A brief note on Endtest
If your team wants a credible option with editable visual checks and lower-maintenance regression workflows, Endtest is worth a look. Its visual validation is positioned around catching regressions perceptible to the human eye, and its agentic AI approach also includes self-healing locators and AI Assertions for checks that go beyond raw pixel comparison. For teams comparing alternatives, that combination can be relevant when the pain point is not just visual noise, but overall test suite maintenance.
If you want to go deeper, it also helps to read a dedicated Endtest review alongside a screenshot-based regression checks article so you can compare the visual workflow against simpler diffing setups. That context makes it easier to judge whether the platform fits your team’s tolerance for maintenance, review overhead, and baseline governance.
A decision framework you can actually use
Before you buy, ask three final questions.

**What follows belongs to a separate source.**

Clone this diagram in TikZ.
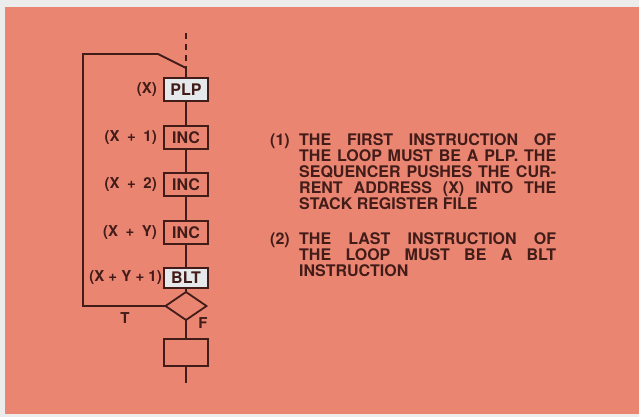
\documentclass[tikz,border=0pt]{standalone}
\usepackage{fontspec}
\setmainfont{TeX Gyre Heros}
\usepackage{tikz}
\usetikzlibrary{shapes.geometric, positioning}
\definecolor{mysalmon}{RGB}{234,133,114}
\definecolor{mypaper}{RGB}{236,236,236}
\definecolor{myink}{RGB}{66,28,24}
\definecolor{mylight}{RGB}{230,233,236}
\tikzset{
  instr/.style={rectangle, draw=myink, text=myink, minimum width=44pt,
    minimum height=23pt, inner sep=0pt, outer sep=0pt,
    font=\fontsize{16}{16}\selectfont\bfseries, line width=1.8pt},
  litinstr/.style={instr, fill=mylight},
  decision/.style={diamond, draw=myink, minimum width=41pt,
    minimum height=28pt, inner sep=0pt, outer sep=0pt, line width=1.8pt},
  addr/.style={inner sep=0pt, text=myink, font=\fontsize{15}{15}\selectfont\bfseries},
  notenum/.style={inner sep=0pt, text=myink, font=\fontsize{16}{16}\selectfont\bfseries},
  note/.style={notenum, text width=257pt, align=justify},
  line/.style={line width=1.8pt, color=myink}
}
\begin{document}
\begin{tikzpicture}[x=1pt, y=-1pt]
  % paper and card
  \fill[mypaper] (0,0) rectangle (639,417);
  \fill[mysalmon] (5,7) rectangle (639,414);
  \useasboundingbox (0,0) rectangle (639,417);
  % flow chart
  \node[litinstr] (plp) at (186,89.5) {PLP};
  \node[instr, below=25pt of plp] (inca) {INC};
  \node[instr, below=24pt of inca] (incb) {INC};
  \node[instr, below=25pt of incb] (incy) {INC};
  \node[litinstr, minimum height=20pt, below=24pt of incy] (blt) {BLT};
  \node[decision, below=4pt of blt] (test) {};
  \node[instr, minimum height=27pt, below=19pt of test] (exit) {};
  \coordinate (top) at (186,33);
  \coordinate (join) at (186,68);
  \coordinate (bot) at (186,383);
  % addresses
  \node[addr, left=7pt of plp] (aplp) {(X)};
  \node[addr, left=7pt of inca] (ainca) {(X\enspace+\enspace1)};
  \node[addr, left=7pt of incb] (aincb) {(X\enspace+\enspace2)};
  \node[addr, left=7pt of incy] (aincy) {(X\enspace+\enspace Y)};
  \node[addr, left=2pt of blt] (ablt) {(X + Y + 1)};
  % connectors
  \draw[line, dash pattern=on 6pt off 5pt] (top) -- (join);
  \draw[line] (join) -- (plp);
  \draw[line] (plp) -- (inca);
  \draw[line] (inca) -- (incb);
  \draw[line] (incb) -- (incy);
  \draw[line] (incy) -- (blt);
  \draw[line] (blt) -- (test);
  \draw[line] (test) -- (exit);
  \draw[line] (exit) -- (bot);
  % loop back
  \draw[line] (test.west) -- (83,306) -- (83,54) -- (158,54) -- (join);
  \node[addr] (ttrue) at (125,318) {T};
  \node[addr] (tfalse) at (203,323) {F};
  % notes
  \node[notenum, anchor=base west] (numone) at (270,145) {(1)};
  \node[note, anchor=base west] (noteone) at (299,145)
    {THE FIRST INSTRUCTION OF\linebreak THE LOOP MUST BE A PLP. THE\linebreak
     SEQUENCER PUSHES THE CUR-\linebreak RENT ADDRESS (X) INTO THE\linebreak
     STACK REGISTER FILE};
  \node[notenum, anchor=base west] (numtwo) at (270,244) {(2)};
  \node[note, anchor=base west] (notetwo) at (299,244)
    {THE LAST INSTRUCTION OF\linebreak THE LOOP MUST BE A BLT\linebreak
     INSTRUCTION};
\end{tikzpicture}
\end{document}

- Can this tool keep my tests stable as the UI changes?
- Can reviewers quickly decide whether a change matters?
- Can my team maintain this without building a second job around baseline cleanup?
If the answer is yes, the product is probably doing more than screenshot diffing. If the answer is no, the AI label may just be packaging.
For frontend teams, the best visual regression tool is not the one with the fanciest demo. It is the one that catches meaningful UI regressions, tolerates expected drift, and keeps the review process fast enough that people actually use it.
That is the real standard for evaluating visual regression AI in frontend testing tools.